> _Data extract_
=-=-=-=-=

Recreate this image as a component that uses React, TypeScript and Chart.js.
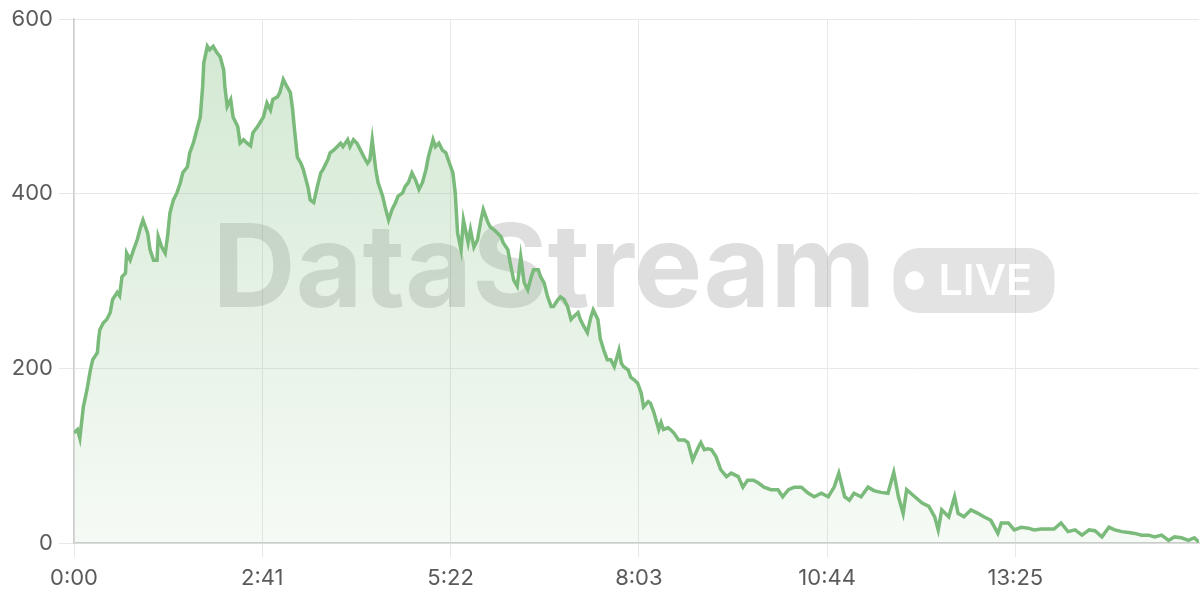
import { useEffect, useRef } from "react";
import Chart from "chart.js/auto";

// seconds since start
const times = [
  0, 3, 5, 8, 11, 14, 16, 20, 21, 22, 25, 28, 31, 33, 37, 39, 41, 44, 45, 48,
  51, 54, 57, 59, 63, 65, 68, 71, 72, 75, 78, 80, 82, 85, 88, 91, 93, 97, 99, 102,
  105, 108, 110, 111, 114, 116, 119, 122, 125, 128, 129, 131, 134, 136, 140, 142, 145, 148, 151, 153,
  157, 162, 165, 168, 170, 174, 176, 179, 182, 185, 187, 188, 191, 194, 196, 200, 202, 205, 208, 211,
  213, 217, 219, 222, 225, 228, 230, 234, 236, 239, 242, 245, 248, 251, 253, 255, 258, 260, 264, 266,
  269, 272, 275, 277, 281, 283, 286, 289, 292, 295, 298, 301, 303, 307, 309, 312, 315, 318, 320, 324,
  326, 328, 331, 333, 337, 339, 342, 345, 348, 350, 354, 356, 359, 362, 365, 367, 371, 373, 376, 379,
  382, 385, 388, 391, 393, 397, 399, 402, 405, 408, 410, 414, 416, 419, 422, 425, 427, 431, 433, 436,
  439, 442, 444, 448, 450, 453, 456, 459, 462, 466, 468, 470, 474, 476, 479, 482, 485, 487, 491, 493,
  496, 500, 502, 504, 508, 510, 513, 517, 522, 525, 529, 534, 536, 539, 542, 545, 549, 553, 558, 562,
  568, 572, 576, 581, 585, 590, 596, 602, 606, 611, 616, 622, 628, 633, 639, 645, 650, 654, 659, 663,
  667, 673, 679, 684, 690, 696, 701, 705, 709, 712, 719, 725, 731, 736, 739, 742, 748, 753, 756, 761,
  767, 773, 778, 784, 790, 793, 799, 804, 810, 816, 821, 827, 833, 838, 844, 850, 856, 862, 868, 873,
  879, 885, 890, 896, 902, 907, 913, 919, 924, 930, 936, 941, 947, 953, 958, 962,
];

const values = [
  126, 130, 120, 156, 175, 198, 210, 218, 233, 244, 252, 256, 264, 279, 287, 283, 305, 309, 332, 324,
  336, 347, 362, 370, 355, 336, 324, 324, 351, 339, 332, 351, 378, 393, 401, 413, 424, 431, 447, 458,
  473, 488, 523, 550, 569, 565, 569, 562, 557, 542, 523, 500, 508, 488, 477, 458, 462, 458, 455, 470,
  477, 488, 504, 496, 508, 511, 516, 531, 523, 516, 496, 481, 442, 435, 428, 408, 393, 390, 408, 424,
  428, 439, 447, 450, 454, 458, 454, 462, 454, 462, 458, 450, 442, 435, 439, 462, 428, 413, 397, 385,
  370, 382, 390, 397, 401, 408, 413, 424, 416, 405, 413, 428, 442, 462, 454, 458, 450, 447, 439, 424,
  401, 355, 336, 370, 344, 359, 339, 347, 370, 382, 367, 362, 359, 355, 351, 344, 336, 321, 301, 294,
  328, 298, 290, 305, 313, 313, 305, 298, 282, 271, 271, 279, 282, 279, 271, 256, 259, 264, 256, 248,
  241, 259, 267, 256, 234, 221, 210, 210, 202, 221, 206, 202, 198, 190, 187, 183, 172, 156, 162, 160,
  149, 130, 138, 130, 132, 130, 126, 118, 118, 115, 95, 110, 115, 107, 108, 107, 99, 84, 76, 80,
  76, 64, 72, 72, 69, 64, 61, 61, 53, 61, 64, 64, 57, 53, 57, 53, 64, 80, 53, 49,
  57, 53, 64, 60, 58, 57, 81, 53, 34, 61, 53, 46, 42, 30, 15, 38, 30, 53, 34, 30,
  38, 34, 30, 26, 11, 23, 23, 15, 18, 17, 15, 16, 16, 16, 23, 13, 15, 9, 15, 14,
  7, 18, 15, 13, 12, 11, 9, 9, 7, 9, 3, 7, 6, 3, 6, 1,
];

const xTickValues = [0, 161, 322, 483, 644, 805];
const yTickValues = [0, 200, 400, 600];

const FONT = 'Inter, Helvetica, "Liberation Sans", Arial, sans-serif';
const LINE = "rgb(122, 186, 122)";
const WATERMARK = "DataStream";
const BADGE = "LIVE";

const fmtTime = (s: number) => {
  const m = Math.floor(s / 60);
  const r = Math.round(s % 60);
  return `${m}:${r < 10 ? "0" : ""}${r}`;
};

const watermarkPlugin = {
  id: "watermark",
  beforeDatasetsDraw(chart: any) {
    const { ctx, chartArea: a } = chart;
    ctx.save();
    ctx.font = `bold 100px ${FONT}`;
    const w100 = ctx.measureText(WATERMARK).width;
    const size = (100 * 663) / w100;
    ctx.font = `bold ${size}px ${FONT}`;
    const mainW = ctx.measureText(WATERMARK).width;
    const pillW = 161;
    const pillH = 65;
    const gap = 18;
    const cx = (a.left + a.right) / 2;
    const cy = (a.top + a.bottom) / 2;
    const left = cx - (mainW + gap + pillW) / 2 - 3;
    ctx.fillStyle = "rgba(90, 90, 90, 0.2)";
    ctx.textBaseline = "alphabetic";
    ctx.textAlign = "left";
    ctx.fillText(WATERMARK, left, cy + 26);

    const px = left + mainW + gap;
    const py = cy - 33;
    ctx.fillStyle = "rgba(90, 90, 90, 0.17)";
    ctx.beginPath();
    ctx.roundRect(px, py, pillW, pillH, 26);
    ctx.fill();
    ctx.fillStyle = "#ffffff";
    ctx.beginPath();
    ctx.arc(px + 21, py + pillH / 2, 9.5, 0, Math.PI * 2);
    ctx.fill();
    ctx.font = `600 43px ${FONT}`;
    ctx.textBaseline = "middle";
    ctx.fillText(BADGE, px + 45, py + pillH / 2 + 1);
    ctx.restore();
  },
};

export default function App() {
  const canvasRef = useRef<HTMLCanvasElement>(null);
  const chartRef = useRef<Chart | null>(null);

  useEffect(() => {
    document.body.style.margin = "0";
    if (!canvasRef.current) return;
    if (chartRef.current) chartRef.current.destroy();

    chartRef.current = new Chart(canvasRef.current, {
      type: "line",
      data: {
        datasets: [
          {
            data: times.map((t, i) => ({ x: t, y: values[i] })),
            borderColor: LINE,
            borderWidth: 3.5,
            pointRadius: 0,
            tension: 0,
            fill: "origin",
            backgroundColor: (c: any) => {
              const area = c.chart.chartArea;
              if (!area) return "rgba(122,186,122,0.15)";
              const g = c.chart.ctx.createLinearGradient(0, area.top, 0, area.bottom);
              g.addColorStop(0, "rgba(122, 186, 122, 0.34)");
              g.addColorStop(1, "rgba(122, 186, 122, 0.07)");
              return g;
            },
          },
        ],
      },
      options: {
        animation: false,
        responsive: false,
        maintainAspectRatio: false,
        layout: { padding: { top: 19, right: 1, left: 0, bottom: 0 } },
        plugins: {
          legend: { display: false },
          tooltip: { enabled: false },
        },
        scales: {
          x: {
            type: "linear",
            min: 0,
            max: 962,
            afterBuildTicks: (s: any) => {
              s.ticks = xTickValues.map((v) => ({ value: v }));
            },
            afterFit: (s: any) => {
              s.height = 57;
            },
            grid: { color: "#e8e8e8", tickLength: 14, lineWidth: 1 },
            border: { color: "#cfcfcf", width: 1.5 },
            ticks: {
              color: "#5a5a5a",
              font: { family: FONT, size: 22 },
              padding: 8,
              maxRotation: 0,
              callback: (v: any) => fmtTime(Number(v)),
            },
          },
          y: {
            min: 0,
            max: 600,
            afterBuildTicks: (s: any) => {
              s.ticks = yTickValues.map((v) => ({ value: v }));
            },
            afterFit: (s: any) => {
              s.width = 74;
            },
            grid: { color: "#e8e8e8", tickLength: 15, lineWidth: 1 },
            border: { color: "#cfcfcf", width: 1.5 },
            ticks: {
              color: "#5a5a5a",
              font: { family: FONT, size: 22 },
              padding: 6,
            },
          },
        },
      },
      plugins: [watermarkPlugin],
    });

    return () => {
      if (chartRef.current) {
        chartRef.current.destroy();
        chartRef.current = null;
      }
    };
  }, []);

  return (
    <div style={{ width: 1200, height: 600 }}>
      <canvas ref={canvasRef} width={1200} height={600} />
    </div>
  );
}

=-=-=-=-=

> _Work instructions_
Skip the pictures and restate exactly the lines from the beginning of the listing to the line with "import Chart from", that line included.

> _Problem solution_
Recreate this image as a component that uses React, TypeScript and Chart.js.
import { useEffect, useRef } from "react";
import Chart from "chart.js/auto";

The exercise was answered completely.